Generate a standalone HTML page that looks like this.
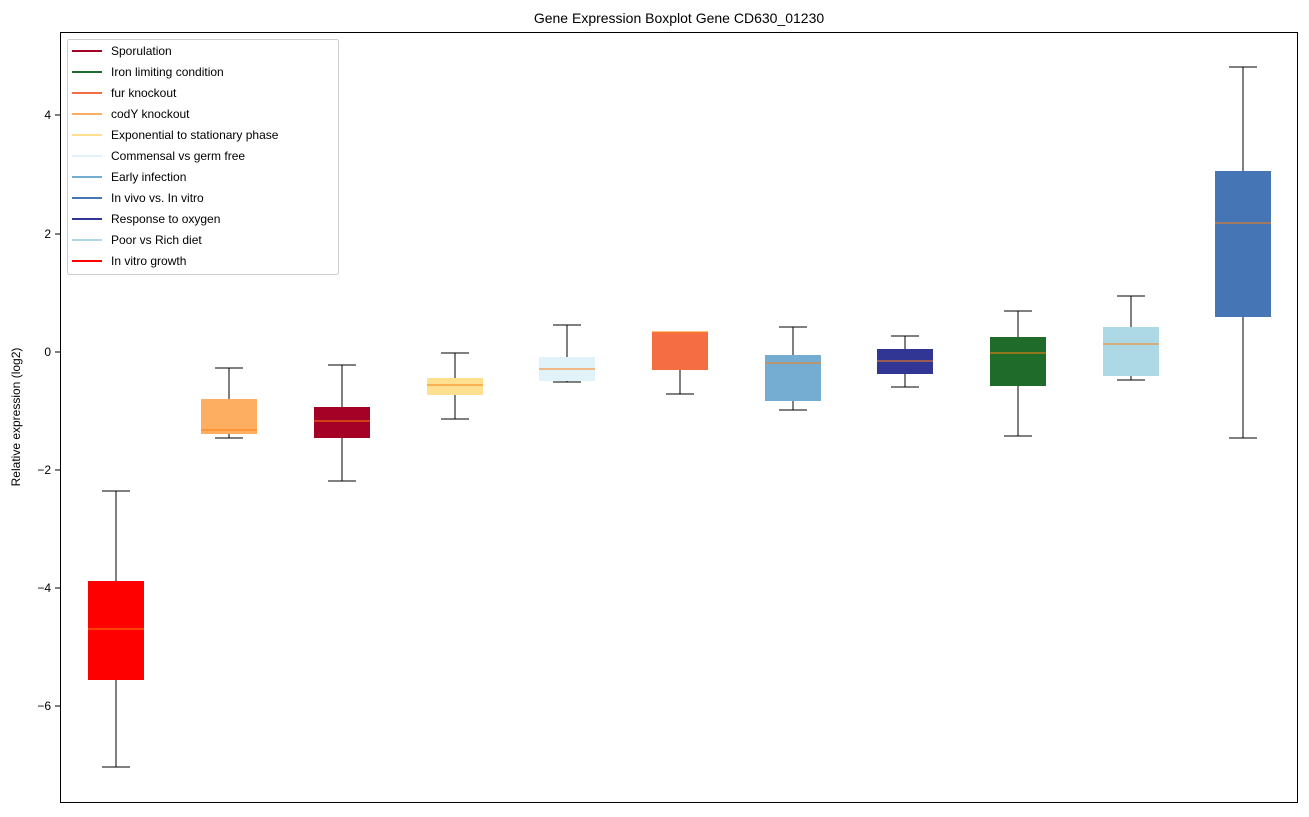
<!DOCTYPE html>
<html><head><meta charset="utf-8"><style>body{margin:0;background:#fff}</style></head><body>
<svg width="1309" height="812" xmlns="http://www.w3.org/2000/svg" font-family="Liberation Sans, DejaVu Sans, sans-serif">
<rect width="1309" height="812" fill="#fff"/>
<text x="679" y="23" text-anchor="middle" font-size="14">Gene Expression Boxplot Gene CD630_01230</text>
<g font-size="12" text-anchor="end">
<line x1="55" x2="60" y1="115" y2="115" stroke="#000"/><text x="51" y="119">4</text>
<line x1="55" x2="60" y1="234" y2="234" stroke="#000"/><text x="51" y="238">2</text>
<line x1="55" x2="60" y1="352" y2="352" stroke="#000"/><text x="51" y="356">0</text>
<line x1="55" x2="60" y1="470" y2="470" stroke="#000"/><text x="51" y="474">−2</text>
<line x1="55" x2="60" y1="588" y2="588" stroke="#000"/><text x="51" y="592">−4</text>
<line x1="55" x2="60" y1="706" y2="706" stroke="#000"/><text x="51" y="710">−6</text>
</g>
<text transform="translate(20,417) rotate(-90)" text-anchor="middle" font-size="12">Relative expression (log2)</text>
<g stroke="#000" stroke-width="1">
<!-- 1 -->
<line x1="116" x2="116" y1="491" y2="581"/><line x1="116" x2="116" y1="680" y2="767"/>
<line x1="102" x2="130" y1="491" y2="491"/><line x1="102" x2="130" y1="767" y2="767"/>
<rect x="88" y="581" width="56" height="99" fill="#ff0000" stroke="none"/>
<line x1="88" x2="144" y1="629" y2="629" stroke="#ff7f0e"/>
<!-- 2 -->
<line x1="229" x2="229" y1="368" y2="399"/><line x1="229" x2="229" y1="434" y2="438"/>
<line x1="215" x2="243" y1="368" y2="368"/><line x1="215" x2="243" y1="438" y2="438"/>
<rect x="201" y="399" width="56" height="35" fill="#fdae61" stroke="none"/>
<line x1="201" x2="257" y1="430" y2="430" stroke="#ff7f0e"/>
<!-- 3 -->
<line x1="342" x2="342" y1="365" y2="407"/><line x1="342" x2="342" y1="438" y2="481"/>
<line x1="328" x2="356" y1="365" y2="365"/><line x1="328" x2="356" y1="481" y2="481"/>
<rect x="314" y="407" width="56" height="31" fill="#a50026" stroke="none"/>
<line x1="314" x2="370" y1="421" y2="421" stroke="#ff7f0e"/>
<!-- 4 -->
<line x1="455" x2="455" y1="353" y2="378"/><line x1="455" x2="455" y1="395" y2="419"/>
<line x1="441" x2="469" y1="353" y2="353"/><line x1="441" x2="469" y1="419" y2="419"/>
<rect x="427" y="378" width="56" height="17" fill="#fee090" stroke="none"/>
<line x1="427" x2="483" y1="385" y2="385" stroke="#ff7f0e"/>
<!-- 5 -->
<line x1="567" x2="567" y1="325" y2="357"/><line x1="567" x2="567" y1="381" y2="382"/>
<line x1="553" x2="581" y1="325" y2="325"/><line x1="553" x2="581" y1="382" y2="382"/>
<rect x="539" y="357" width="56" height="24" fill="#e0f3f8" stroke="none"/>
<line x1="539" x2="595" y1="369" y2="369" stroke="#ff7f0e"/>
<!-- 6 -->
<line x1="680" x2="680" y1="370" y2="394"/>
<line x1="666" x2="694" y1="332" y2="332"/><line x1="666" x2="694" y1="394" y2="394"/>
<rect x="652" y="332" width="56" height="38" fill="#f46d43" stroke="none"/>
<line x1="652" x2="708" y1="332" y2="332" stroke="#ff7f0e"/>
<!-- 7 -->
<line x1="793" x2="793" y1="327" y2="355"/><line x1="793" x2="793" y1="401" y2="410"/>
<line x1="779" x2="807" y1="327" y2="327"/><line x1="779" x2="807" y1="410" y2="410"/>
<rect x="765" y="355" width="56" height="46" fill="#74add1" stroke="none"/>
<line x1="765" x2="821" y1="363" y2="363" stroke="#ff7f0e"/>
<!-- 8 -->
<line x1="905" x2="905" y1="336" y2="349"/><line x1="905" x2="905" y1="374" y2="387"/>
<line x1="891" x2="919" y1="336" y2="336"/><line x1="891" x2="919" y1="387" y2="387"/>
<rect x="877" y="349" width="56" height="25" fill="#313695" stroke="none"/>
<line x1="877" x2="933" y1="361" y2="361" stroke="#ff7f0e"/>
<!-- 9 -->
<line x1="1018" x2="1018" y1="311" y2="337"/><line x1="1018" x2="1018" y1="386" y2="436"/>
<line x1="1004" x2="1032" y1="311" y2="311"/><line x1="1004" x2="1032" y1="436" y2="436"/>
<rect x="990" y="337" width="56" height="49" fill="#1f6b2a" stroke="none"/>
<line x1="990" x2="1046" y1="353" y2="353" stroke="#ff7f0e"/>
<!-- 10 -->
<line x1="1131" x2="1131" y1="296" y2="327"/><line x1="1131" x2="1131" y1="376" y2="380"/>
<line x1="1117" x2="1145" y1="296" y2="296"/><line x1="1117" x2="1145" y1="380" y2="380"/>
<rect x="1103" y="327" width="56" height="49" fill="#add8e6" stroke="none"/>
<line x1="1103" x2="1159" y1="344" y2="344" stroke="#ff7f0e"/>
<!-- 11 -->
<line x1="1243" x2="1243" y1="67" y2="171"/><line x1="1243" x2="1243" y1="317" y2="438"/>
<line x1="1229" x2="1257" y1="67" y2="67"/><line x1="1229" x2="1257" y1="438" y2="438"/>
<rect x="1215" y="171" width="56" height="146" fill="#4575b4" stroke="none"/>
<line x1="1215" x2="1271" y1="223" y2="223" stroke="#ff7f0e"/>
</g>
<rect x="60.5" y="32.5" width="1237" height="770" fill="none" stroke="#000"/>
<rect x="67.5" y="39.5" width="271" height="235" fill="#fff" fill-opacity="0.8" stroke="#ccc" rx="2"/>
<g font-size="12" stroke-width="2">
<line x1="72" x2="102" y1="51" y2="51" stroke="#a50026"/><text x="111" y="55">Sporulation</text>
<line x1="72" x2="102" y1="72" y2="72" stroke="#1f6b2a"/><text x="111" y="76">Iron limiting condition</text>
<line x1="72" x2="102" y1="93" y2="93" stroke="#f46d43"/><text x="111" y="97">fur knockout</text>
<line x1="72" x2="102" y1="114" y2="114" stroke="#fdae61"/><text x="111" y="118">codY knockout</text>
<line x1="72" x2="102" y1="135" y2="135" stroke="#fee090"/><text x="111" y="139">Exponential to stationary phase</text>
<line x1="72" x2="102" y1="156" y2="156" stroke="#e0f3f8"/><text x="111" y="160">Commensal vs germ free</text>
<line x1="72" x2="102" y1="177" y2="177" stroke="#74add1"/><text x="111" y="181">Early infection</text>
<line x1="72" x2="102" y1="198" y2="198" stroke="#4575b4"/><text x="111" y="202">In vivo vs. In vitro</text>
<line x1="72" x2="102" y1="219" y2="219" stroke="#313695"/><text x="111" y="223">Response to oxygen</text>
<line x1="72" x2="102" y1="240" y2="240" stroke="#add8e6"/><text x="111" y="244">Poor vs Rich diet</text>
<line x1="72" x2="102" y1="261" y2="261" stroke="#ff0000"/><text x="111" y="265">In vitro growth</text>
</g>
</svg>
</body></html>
= = = = = = =
Given task
Return each line exactly as written. Any picture gets left out.

Solution to the problem
Generate a standalone HTML page that looks like this.
<!DOCTYPE html>
<html><head><meta charset="utf-8"><style>body{margin:0;background:#fff}</style></head><body>
<svg width="1309" height="812" xmlns="http://www.w3.org/2000/svg" font-family="Liberation Sans, DejaVu Sans, sans-serif">
<rect width="1309" height="812" fill="#fff"/>
<text x="679" y="23" text-anchor="middle" font-size="14">Gene Expression Boxplot Gene CD630_01230</text>
<g font-size="12" text-anchor="end">
<line x1="55" x2="60" y1="115" y2="115" stroke="#000"/><text x="51" y="119">4</text>
<line x1="55" x2="60" y1="234" y2="234" stroke="#000"/><text x="51" y="238">2</text>
<line x1="55" x2="60" y1="352" y2="352" stroke="#000"/><text x="51" y="356">0</text>
<line x1="55" x2="60" y1="470" y2="470" stroke="#000"/><text x="51" y="474">−2</text>
<line x1="55" x2="60" y1="588" y2="588" stroke="#000"/><text x="51" y="592">−4</text>
<line x1="55" x2="60" y1="706" y2="706" stroke="#000"/><text x="51" y="710">−6</text>
</g>
<text transform="translate(20,417) rotate(-90)" text-anchor="middle" font-size="12">Relative expression (log2)</text>
<g stroke="#000" stroke-width="1">
<!-- 1 -->
<line x1="116" x2="116" y1="491" y2="581"/><line x1="116" x2="116" y1="680" y2="767"/>
<line x1="102" x2="130" y1="491" y2="491"/><line x1="102" x2="130" y1="767" y2="767"/>
<rect x="88" y="581" width="56" height="99" fill="#ff0000" stroke="none"/>
<line x1="88" x2="144" y1="629" y2="629" stroke="#ff7f0e"/>
<!-- 2 -->
<line x1="229" x2="229" y1="368" y2="399"/><line x1="229" x2="229" y1="434" y2="438"/>
<line x1="215" x2="243" y1="368" y2="368"/><line x1="215" x2="243" y1="438" y2="438"/>
<rect x="201" y="399" width="56" height="35" fill="#fdae61" stroke="none"/>
<line x1="201" x2="257" y1="430" y2="430" stroke="#ff7f0e"/>
<!-- 3 -->
<line x1="342" x2="342" y1="365" y2="407"/><line x1="342" x2="342" y1="438" y2="481"/>
<line x1="328" x2="356" y1="365" y2="365"/><line x1="328" x2="356" y1="481" y2="481"/>
<rect x="314" y="407" width="56" height="31" fill="#a50026" stroke="none"/>
<line x1="314" x2="370" y1="421" y2="421" stroke="#ff7f0e"/>
<!-- 4 -->
<line x1="455" x2="455" y1="353" y2="378"/><line x1="455" x2="455" y1="395" y2="419"/>
<line x1="441" x2="469" y1="353" y2="353"/><line x1="441" x2="469" y1="419" y2="419"/>
<rect x="427" y="378" width="56" height="17" fill="#fee090" stroke="none"/>
<line x1="427" x2="483" y1="385" y2="385" stroke="#ff7f0e"/>
<!-- 5 -->
<line x1="567" x2="567" y1="325" y2="357"/><line x1="567" x2="567" y1="381" y2="382"/>
<line x1="553" x2="581" y1="325" y2="325"/><line x1="553" x2="581" y1="382" y2="382"/>
<rect x="539" y="357" width="56" height="24" fill="#e0f3f8" stroke="none"/>
<line x1="539" x2="595" y1="369" y2="369" stroke="#ff7f0e"/>
<!-- 6 -->
<line x1="680" x2="680" y1="370" y2="394"/>
<line x1="666" x2="694" y1="332" y2="332"/><line x1="666" x2="694" y1="394" y2="394"/>
<rect x="652" y="332" width="56" height="38" fill="#f46d43" stroke="none"/>
<line x1="652" x2="708" y1="332" y2="332" stroke="#ff7f0e"/>
<!-- 7 -->
<line x1="793" x2="793" y1="327" y2="355"/><line x1="793" x2="793" y1="401" y2="410"/>
<line x1="779" x2="807" y1="327" y2="327"/><line x1="779" x2="807" y1="410" y2="410"/>
<rect x="765" y="355" width="56" height="46" fill="#74add1" stroke="none"/>
<line x1="765" x2="821" y1="363" y2="363" stroke="#ff7f0e"/>
<!-- 8 -->
<line x1="905" x2="905" y1="336" y2="349"/><line x1="905" x2="905" y1="374" y2="387"/>
<line x1="891" x2="919" y1="336" y2="336"/><line x1="891" x2="919" y1="387" y2="387"/>
<rect x="877" y="349" width="56" height="25" fill="#313695" stroke="none"/>
<line x1="877" x2="933" y1="361" y2="361" stroke="#ff7f0e"/>
<!-- 9 -->
<line x1="1018" x2="1018" y1="311" y2="337"/><line x1="1018" x2="1018" y1="386" y2="436"/>
<line x1="1004" x2="1032" y1="311" y2="311"/><line x1="1004" x2="1032" y1="436" y2="436"/>
<rect x="990" y="337" width="56" height="49" fill="#1f6b2a" stroke="none"/>
<line x1="990" x2="1046" y1="353" y2="353" stroke="#ff7f0e"/>
<!-- 10 -->
<line x1="1131" x2="1131" y1="296" y2="327"/><line x1="1131" x2="1131" y1="376" y2="380"/>
<line x1="1117" x2="1145" y1="296" y2="296"/><line x1="1117" x2="1145" y1="380" y2="380"/>
<rect x="1103" y="327" width="56" height="49" fill="#add8e6" stroke="none"/>
<line x1="1103" x2="1159" y1="344" y2="344" stroke="#ff7f0e"/>
<!-- 11 -->
<line x1="1243" x2="1243" y1="67" y2="171"/><line x1="1243" x2="1243" y1="317" y2="438"/>
<line x1="1229" x2="1257" y1="67" y2="67"/><line x1="1229" x2="1257" y1="438" y2="438"/>
<rect x="1215" y="171" width="56" height="146" fill="#4575b4" stroke="none"/>
<line x1="1215" x2="1271" y1="223" y2="223" stroke="#ff7f0e"/>
</g>
<rect x="60.5" y="32.5" width="1237" height="770" fill="none" stroke="#000"/>
<rect x="67.5" y="39.5" width="271" height="235" fill="#fff" fill-opacity="0.8" stroke="#ccc" rx="2"/>
<g font-size="12" stroke-width="2">
<line x1="72" x2="102" y1="51" y2="51" stroke="#a50026"/><text x="111" y="55">Sporulation</text>
<line x1="72" x2="102" y1="72" y2="72" stroke="#1f6b2a"/><text x="111" y="76">Iron limiting condition</text>
<line x1="72" x2="102" y1="93" y2="93" stroke="#f46d43"/><text x="111" y="97">fur knockout</text>
<line x1="72" x2="102" y1="114" y2="114" stroke="#fdae61"/><text x="111" y="118">codY knockout</text>
<line x1="72" x2="102" y1="135" y2="135" stroke="#fee090"/><text x="111" y="139">Exponential to stationary phase</text>
<line x1="72" x2="102" y1="156" y2="156" stroke="#e0f3f8"/><text x="111" y="160">Commensal vs germ free</text>
<line x1="72" x2="102" y1="177" y2="177" stroke="#74add1"/><text x="111" y="181">Early infection</text>
<line x1="72" x2="102" y1="198" y2="198" stroke="#4575b4"/><text x="111" y="202">In vivo vs. In vitro</text>
<line x1="72" x2="102" y1="219" y2="219" stroke="#313695"/><text x="111" y="223">Response to oxygen</text>
<line x1="72" x2="102" y1="240" y2="240" stroke="#add8e6"/><text x="111" y="244">Poor vs Rich diet</text>
<line x1="72" x2="102" y1="261" y2="261" stroke="#ff0000"/><text x="111" y="265">In vitro growth</text>
</g>
</svg>
</body></html>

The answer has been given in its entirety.